Steve Harrison finds that he is not considered to be grammar school material.

Quidquid latine dictum sit, altum sonatur – Whatever is said in Latin always sounds profund.

I suppose I was asked to leave school. Sort of expelled, if that is how you want to describe it. I am not ashamed of what happened. Still confused though.

I had always been a retiring lad, unwilling to pursue certain things that the system wanted me to pursue. I sat exams and got "O'' level passes. I was encouraged to take "A" levels, which meant I had to go on to Whitcliffe Mount Grammar School - a very posh school for a boy from a council estate. I ended up there because I could not think of any alternative. Some of my class mates had gone on to Art School. They were lazy, and not gifted artistically. I therefore thought that art school was not the place for me.

There was an immediate problem in going on to Whitcliffe Mount. I had to wear a school uniform. We were a poor family. There wasn't enough money to buy a new uniform. A solution was found. A boy who lived not too far away from us had just left Whitcliffe Mount. He was somewhat larger than me, and his blazer was a bit tatty, especially around the cuffs and elbows. My mother sewed leather patches on the worn parts and said the blazer looked as good as new. She was ever the optimist.
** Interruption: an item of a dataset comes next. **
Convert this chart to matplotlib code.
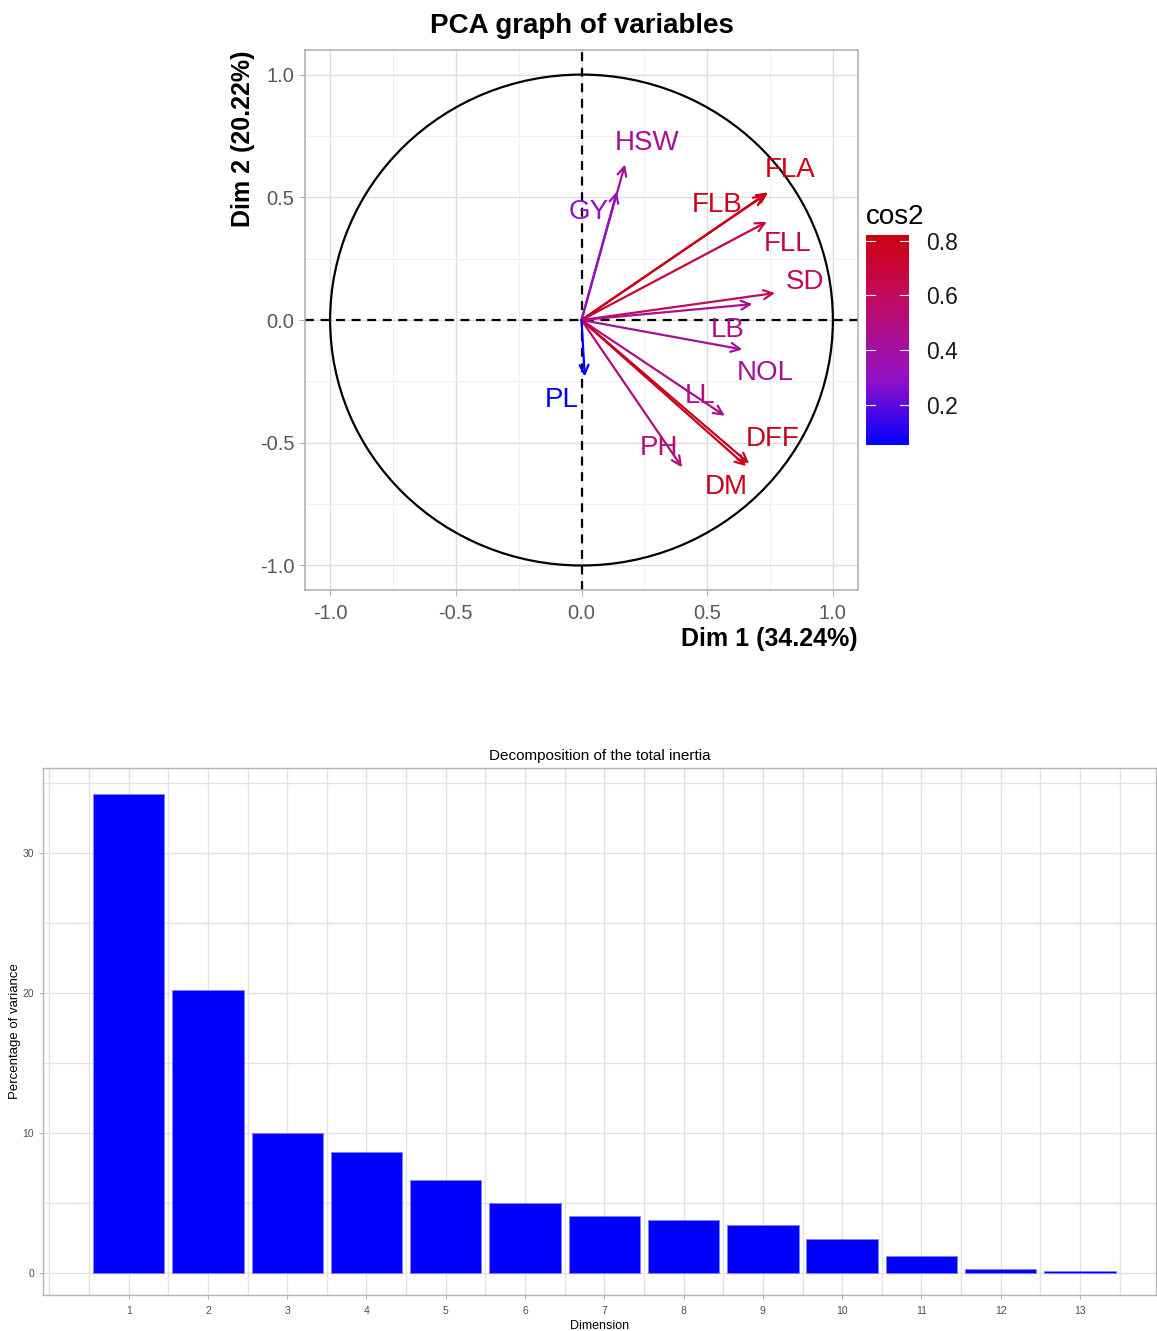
import numpy as np
import matplotlib
matplotlib.use("Agg")
import matplotlib.pyplot as plt
from matplotlib.colors import LinearSegmentedColormap, Normalize
from matplotlib.patches import Circle

plt.rcParams["font.family"] = ["Liberation Sans", "DejaVu Sans"]
plt.rcParams["axes.unicode_minus"] = False

# ── PCA variable coordinates (Dim 1, Dim 2) ─────────────────
var_names = ["HSW", "GY", "FLA", "FLB", "FLL", "SD", "LB", "NOL", "LL", "DFF", "DM", "PH", "PL"]
dim1 = [0.173, 0.141, 0.742, 0.730, 0.737, 0.770, 0.680, 0.640, 0.570, 0.667, 0.655, 0.400, 0.013]
dim2 = [0.634, 0.524, 0.520, 0.510, 0.400, 0.110, 0.065, -0.120, -0.390, -0.585, -0.595, -0.600, -0.230]
# repelled label positions
lab_x = [0.26, 0.03, 0.83, 0.54, 0.82, 0.89, 0.58, 0.73, 0.47, 0.76, 0.575, 0.31, -0.08]
lab_y = [0.72, 0.44, 0.61, 0.47, 0.31, 0.155, -0.04, -0.215, -0.31, -0.485, -0.68, -0.52, -0.325]

# ── Scree data ───────────────────────────────────────────────
dims = list(range(1, 14))
pct_var = [34.24, 20.22, 10.02, 8.66, 6.64, 5.00, 4.07, 3.79, 3.43, 2.43, 1.19, 0.27, 0.17]

cmap = LinearSegmentedColormap.from_list(
    "cos2", [(0.0, "#0000FF"), (0.3, "#9010C8"), (0.48, "#A5109A"),
             (0.72, "#C20A5A"), (1.0, "#CC0010")])
cos2 = np.array(dim1) ** 2 + np.array(dim2) ** 2
norm = Normalize(vmin=cos2.min(), vmax=cos2.max())

fig = plt.figure(figsize=(11.57, 13.31), dpi=100)

# ── Top: PCA graph of variables ──────────────────────────────
ax = fig.add_axes([0.2636, 0.5567, 0.478, 0.4057])
ax.set_xlim(-1.1, 1.1)
ax.set_ylim(-1.1, 1.1)
ax.set_xticks([-1.0, -0.5, 0.0, 0.5, 1.0])
ax.set_yticks([-1.0, -0.5, 0.0, 0.5, 1.0])
ax.set_xticks(np.arange(-1.0, 1.01, 0.25), minor=True)
ax.set_yticks(np.arange(-1.0, 1.01, 0.25), minor=True)
ax.grid(True, which="major", color="#DEDEDE", lw=1.0)
ax.grid(True, which="minor", color="#EFEFEF", lw=0.7)
ax.set_axisbelow(True)
for s in ax.spines.values():
    s.set_color("#B3B3B3")
    s.set_linewidth(1.2)
ax.tick_params(which="both", length=4, color="#B3B3B3", labelsize=14.5, labelcolor="#595959")
ax.tick_params(axis="x", pad=6)
ax.tick_params(which="minor", length=0)

ax.add_patch(Circle((0, 0), 1.0, fill=False, color="black", lw=1.6, zorder=2))
ax.axhline(0, color="black", ls=(0, (4, 3)), lw=1.6, zorder=2)
ax.axvline(0, color="black", ls=(0, (4, 3)), lw=1.6, zorder=2)

for name, x, y, lx, ly, c in zip(var_names, dim1, dim2, lab_x, lab_y, cos2):
    col = cmap(norm(c))
    ax.annotate("", xy=(x, y), xytext=(0, 0),
                arrowprops=dict(arrowstyle="->,head_length=0.65,head_width=0.32",
                                color=col, lw=1.6, shrinkA=0, shrinkB=0),
                zorder=3)
    ax.text(lx, ly, name, color=col, fontsize=20, ha="center", va="center", zorder=4)

ax.set_title("PCA graph of variables", fontsize=20, fontweight="bold", pad=12)
ax.set_xlabel("Dim 1 (34.24%)", fontsize=18, fontweight="bold", loc="right", labelpad=3)
ax.set_ylabel("Dim 2 (20.22%)", fontsize=18, fontweight="bold", loc="top", labelpad=4)

cax = fig.add_axes([0.7485, 0.6657, 0.0372, 0.1578])
sm = plt.cm.ScalarMappable(norm=norm, cmap=cmap)
cb = fig.colorbar(sm, cax=cax, ticks=[0.2, 0.4, 0.6, 0.8])
cb.outline.set_visible(False)
cb.ax.tick_params(length=0, labelsize=16.5, labelcolor="#1A1A1A", pad=12)
for t in [0.2, 0.4, 0.6, 0.8]:
    cax.plot([0, 0.2], [t, t], color="white", lw=0.8, transform=cax.get_yaxis_transform())
    cax.plot([0.8, 1.0], [t, t], color="white", lw=0.8, transform=cax.get_yaxis_transform())
cax.set_title("cos2", fontsize=20, loc="left", pad=8)

# ── Bottom: Decomposition of the total inertia ───────────────
bx = fig.add_axes([0.0372, 0.027, 0.9620, 0.396])
bx.bar(dims, pct_var, width=0.9, color="#0000FF", edgecolor="#8080FF", lw=0.6, zorder=3)
bx.set_xlim(-0.08, 13.96)
bx.set_ylim(-1.57, 36.07)
bx.set_xticks(dims)
bx.set_xticks(np.arange(0, 14, 0.5), minor=True)
bx.set_yticks([0, 10, 20, 30])
bx.set_yticks(np.arange(0, 36, 5), minor=True)
bx.grid(True, which="both", color="#E3E3E3", lw=1.0)
bx.set_axisbelow(True)
for s in bx.spines.values():
    s.set_color("#B3B3B3")
    s.set_linewidth(1.0)
bx.tick_params(which="both", length=3, color="#B3B3B3", labelsize=7.5, labelcolor="#4D4D4D")
bx.tick_params(axis="x", pad=5)
bx.tick_params(which="minor", length=0)
bx.set_title("Decomposition of the total inertia", fontsize=11, pad=6)
bx.set_xlabel("Dimension", fontsize=9, labelpad=3)
bx.set_ylabel("Percentage of variance", fontsize=9.5, labelpad=1)

fig.savefig("out.png", dpi=100)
I was self-conscious wearing it. I kept my hands behind my back so that the cuffs could not be seen. There was a scuffed area on the left knee of the trousers, so I sat with my legs crossed, right over left, and I kept them like that even when they went numb.

I never felt comfortable at the grammar school. Most of the kids were toffee-nosed, looking down on me in my scruffy uniform, with my tatty shoes, falling-apart satchel and greasy hair. I was friendless. I felt as though I was a laughing stock, the brunt of jokes.
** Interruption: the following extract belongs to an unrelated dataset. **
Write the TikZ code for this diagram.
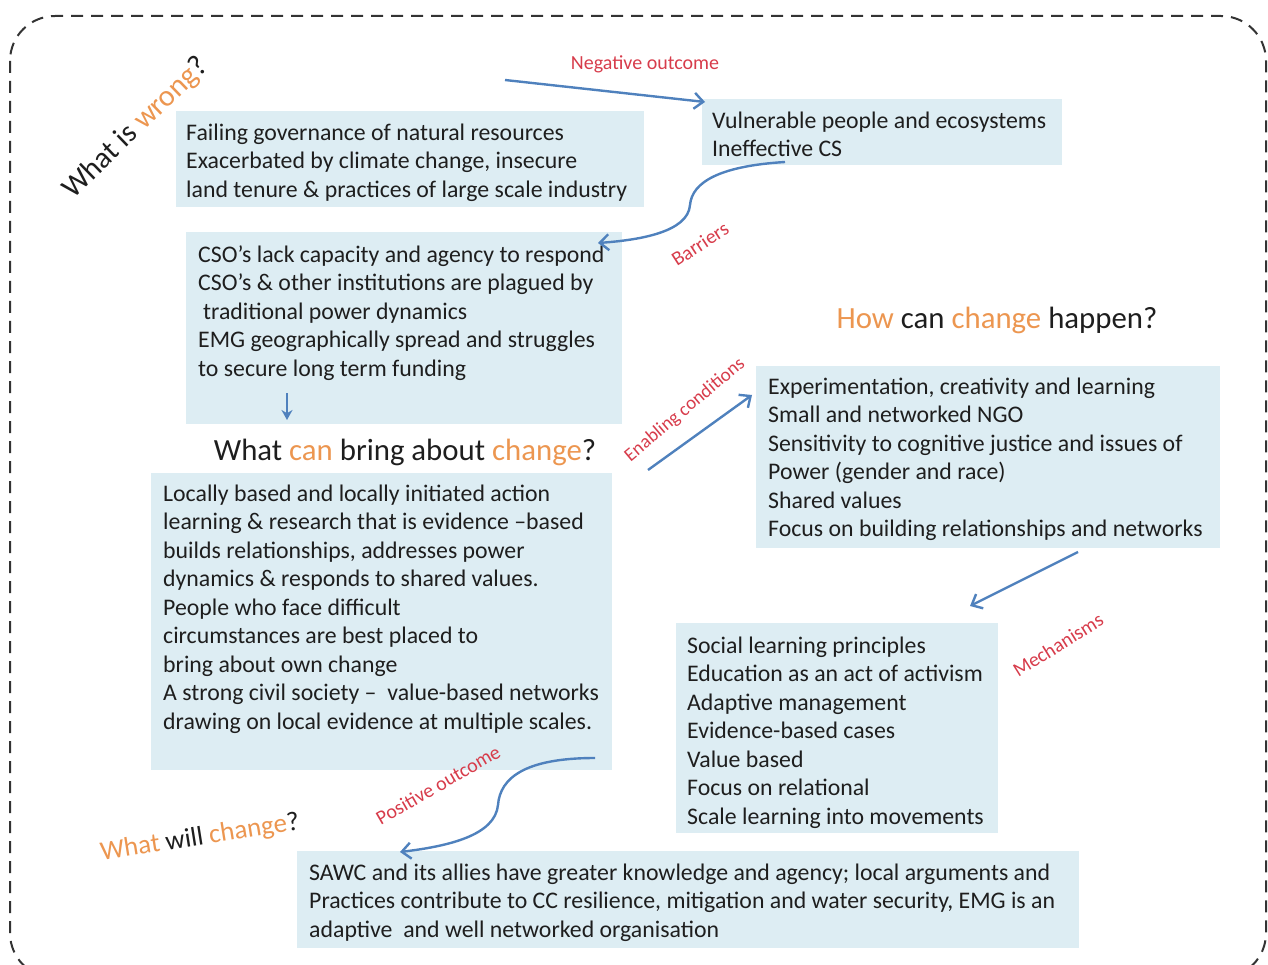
\documentclass[tikz,border=0pt]{standalone}
\usepackage{fontspec}
\setmainfont{Carlito}
\usetikzlibrary{arrows.meta,calc}
\definecolor{boxfill}{RGB}{221,237,243}
\definecolor{arrblue}{RGB}{79,129,189}
\definecolor{qorange}{RGB}{236,150,80}
\definecolor{lblred}{RGB}{215,60,75}
\definecolor{txtdark}{RGB}{30,30,30}
\begin{document}
\begin{tikzpicture}[x=1pt,y=1pt,
  bx/.style={fill=boxfill,draw=none,anchor=north west,inner sep=0pt},
  txt/.style={anchor=north west,inner sep=0pt,align=left,text=txtdark,
    font=\fontsize{23.8}{28.5}\selectfont},
  title/.style={inner sep=0pt,text=txtdark,font=\fontsize{30.8}{34}\selectfont},
  lbl/.style={inner sep=0pt,text=lblred,font=\fontsize{20}{22}\selectfont},
  conn/.style={draw=arrblue,line width=2.4pt,-{Straight Barb[length=9pt,width=16pt,line width=2.4pt]}},
  ]
\useasboundingbox (0,0) rectangle (1268,-965);
\draw[line width=2pt,draw=black!80,dash pattern=on 12pt off 8pt,rounded corners=45pt]
  (10,-16) rectangle (1266,-978);

% boxes
\node[bx,minimum width=468pt,minimum height=96pt] (b1) at (176,-111) {};
\node[bx,minimum width=360pt,minimum height=66pt] (b2) at (702,-99) {};
\node[bx,minimum width=436pt,minimum height=192pt] (b3) at (186,-232) {};
\node[bx,minimum width=461pt,minimum height=297pt] (b4) at (151,-473) {};
\node[bx,minimum width=464pt,minimum height=182pt] (b5) at (756,-366) {};
\node[bx,minimum width=322pt,minimum height=210pt] (b6) at (676,-623) {};
\node[bx,minimum width=782pt,minimum height=97pt] (b7) at (297,-851) {};

% texts (top = first baseline - 20)
\node[txt] (t1) at (186,-120) {\strut Failing governance of natural resources\\Exacerbated by climate change, insecure\\land tenure \& practices of large scale industry};
\node[txt] (t2) at (712,-108) {\strut Vulnerable people and ecosystems\\Ineffective CS};
\node[txt] (t3) at (198,-242) {\strut CSO’s lack capacity and agency to respond\\CSO’s \& other institutions are plagued by\\\hspace{5pt}traditional power dynamics\\EMG geographically spread and struggles\\to secure long term funding};
\node[txt] (t4) at (163,-481) {\strut Locally based and locally initiated action\\learning \& research that is evidence –based\\builds relationships, addresses power\\dynamics \& responds to shared values.\\People who face difficult\\circumstances are best placed to\\bring about own change\\A strong civil society –\ \ value-based networks\\drawing on local evidence at multiple scales.};
\node[txt] (t5) at (768,-374) {\strut Experimentation, creativity and learning\\Small and networked NGO\\Sensitivity to cognitive justice and issues of\\Power (gender and race)\\Shared values\\Focus on building relationships and networks};
\node[txt] (t6) at (687,-633) {\strut Social learning principles\\Education as an act of activism\\Adaptive management\\Evidence-based cases\\Value based\\Focus on relational\\Scale learning into movements};
\node[txt] (t7) at (309,-860) {\strut SAWC and its allies have greater knowledge and agency; local arguments and\\Practices contribute to CC resilience, mitigation and water security, EMG is an\\adaptive\ \ and well networked organisation};

% titles
\node[title,anchor=base] (q2) at (405,-460) {What \textcolor{qorange}{can} bring about \textcolor{qorange}{change}?};
\node[title,anchor=base] (q3) at (997,-328) {\textcolor{qorange}{How} can \textcolor{qorange}{change} happen?};
\node[title,rotate=44,font=\fontsize{30}{32}\selectfont] (q1) at (136,-128) {What is \textcolor{qorange}{wrong}?};
\node[title,rotate=9,font=\fontsize{27}{30}\selectfont] (q4) at (200,-838) {\textcolor{qorange}{What} will \textcolor{qorange}{change}?};

% labels
\node[lbl] (l1) at (645,-64) {Negative outcome};
\node[lbl,rotate=33] (l2) at (700,-244) {Barriers};
\node[lbl,rotate=40,font=\fontsize{19}{21}\selectfont] (l3) at (685,-410) {Enabling conditions};
\node[lbl,rotate=32] (l4) at (1058,-645) {Mechanisms};
\node[lbl,rotate=30] (l5) at (438,-785) {Positive outcome};

% connector end points
\coordinate (n1s) at (505,-80);
\coordinate (n1e) at (705,-102);
\coordinate (brs) at (785,-162);
\coordinate (bre) at (598,-243);
\coordinate (dns) at (287,-393);
\coordinate (dne) at (287,-420);
\coordinate (ens) at (648,-470);
\coordinate (ene) at (752,-395);
\coordinate (mes) at (1078,-552);
\coordinate (mee) at (970,-606);
\coordinate (pos) at (595,-758);
\coordinate (poe) at (400,-852);

% connectors
\draw[conn] (n1s) -- (n1e);
\draw[conn] (brs) .. controls (720,-166) and (692,-182) .. (690,-205)
  .. controls (688,-232) and (640,-240) .. (bre);
\draw[draw=arrblue,line width=2.4pt,-{Stealth[length=10pt,width=11pt]}] (dns) -- (dne);
\draw[conn] (ens) -- (ene);
\draw[conn] (mes) -- (mee);
\draw[conn] (pos) .. controls (525,-758) and (500,-778) .. (498,-805)
  .. controls (495,-835) and (450,-846) .. (poe);
\end{tikzpicture}
\end{document}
I still fantasized about life-drawing classes. I got very little work done.

By this time I had discovered music in a big way. In my final months at my previous school we had been allowed to take in record players and play the latest pop songs. I was into The Beatles, Pink Floyd, the whole nine yards... I remember Sony and Cher, not because of their great song “I got you babe” but for Sony's jacket. It made a statement which impressed itself on my mind.
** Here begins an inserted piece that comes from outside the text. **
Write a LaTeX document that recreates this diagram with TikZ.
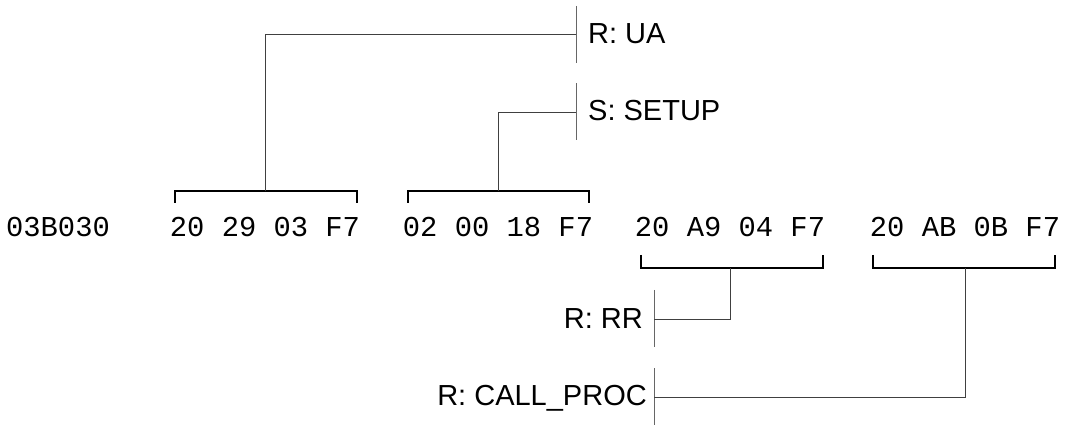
\documentclass[tikz,border=0pt]{standalone}
\usepackage{fontspec}
\setmainfont{Liberation Sans}
\setmonofont{Liberation Mono}
\usetikzlibrary{positioning,calc}

\begin{document}
\begin{tikzpicture}[
    x=1pt, y=-1pt,
    hexbytes/.style={font=\fontsize{28.8}{34}\selectfont\ttfamily, inner sep=0pt, anchor=base},
    msg/.style={font=\fontsize{29}{34}\selectfont, inner sep=0pt},
    brace/.style={line width=2.4pt},
    link/.style={line width=1pt, draw=black!75},
    bar/.style={line width=1pt, draw=black!60}
  ]
    \useasboundingbox (0,0) rectangle (1067,427);

    % byte row
    \node[hexbytes] (addr) at (58,237) {03B030};
    \node[hexbytes] (ua) at (265,237) {20 29 03 F7};
    \node[hexbytes] (setup) at (498,237) {02 00 18 F7};
    \node[hexbytes] (rr) at (730,237) {20 A9 04 F7};
    \node[hexbytes] (call) at (965,237) {20 AB 0B F7};

    % brackets above
    \coordinate (uaTop) at ($(ua.base)+(0,-46)$);
    \coordinate (setupTop) at ($(setup.base)+(0,-46)$);
    \draw[brace] ($(uaTop)+(-90,12)$) -- ++(0,-12) -- ($(uaTop)+(92,0)$) -- ++(0,12);
    \draw[brace] ($(setupTop)+(-90,12)$) -- ++(0,-12) -- ($(setupTop)+(91,0)$) -- ++(0,12);

    % brackets below
    \coordinate (rrBot) at ($(rr.base)+(0,31)$);
    \coordinate (callBot) at ($(call.base)+(0,31)$);
    \draw[brace] ($(rrBot)+(-89,-13)$) -- ++(0,13) -- ($(rrBot)+(93,0)$) -- ++(0,-13);
    \draw[brace] ($(callBot)+(-92,-13)$) -- ++(0,13) -- ($(callBot)+(90,0)$) -- ++(0,-13);

    % message bars
    \coordinate (barUA) at (576,35);
    \coordinate (barSetup) at (576,112.5);
    \coordinate (barRR) at (654,319);
    \coordinate (barCall) at (654,397);
    \draw[bar] ($(barUA)+(0,-29)$) -- ($(barUA)+(0,28)$);
    \draw[bar] ($(barSetup)+(0,-29)$) -- ($(barSetup)+(0,28)$);
    \draw[bar] ($(barRR)+(0,-29)$) -- ($(barRR)+(0,28)$);
    \draw[bar] ($(barCall)+(0,-29)$) -- ($(barCall)+(0,28)$);

    % message labels
    \node[msg, anchor=base west] (lblUA) at (588,44) {R: UA};
    \node[msg, anchor=base west] (lblSetup) at (588,121) {S: SETUP};
    \node[msg, anchor=base east] (lblRR) at (643,328) {R: RR};
    \node[msg, anchor=base east] (lblCall) at (647,405) {R: CALL\_PROC};

    % connectors
    \draw[link] (uaTop) |- (barUA);
    \draw[link] (setupTop) |- (barSetup);
    \draw[link] (rrBot) |- (barRR);
    \draw[link] (callBot) |- (barCall);
  \end{tikzpicture}
\end{document}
I wasn't particularly rebellious. I was living in a dream world. For some reason I cut off the sleeves and collar of my school blazer. Perhaps I too was trying to make a statement, but more proabably reacting to having to wear a jacket that looked so shabby. Whatever the reason I turned up wearing a highly modified version of the regulation uniform.

What I had done was regarded as an insult to the school's traditions, a challenge to everything that it stood for. Within minutes I was whisked before the headmaster. It was the first time that I had met him face to face, and he did not impress me. In fairness I must admit that the reverse was probably also true.

He said I had been under observation, and he had concluded that in my case further grammar school education was not necessary. He suggested that I should leave school immediately and seek employment. He never used the word "expelled'' though he did say that I should not return to the school. His face was beetroot red. He gave the impression of restraining himself from giving me a good beating.

I was marched off to see the careers officer. He talked to me for all of two minutes. I was given two choices: seek work down a coal mine, or in a textile mill. The headmaster and the careers officer just wanted rid of me.

One thing was certain. I would never set foot in Whitcliffe Mount Grammar School again.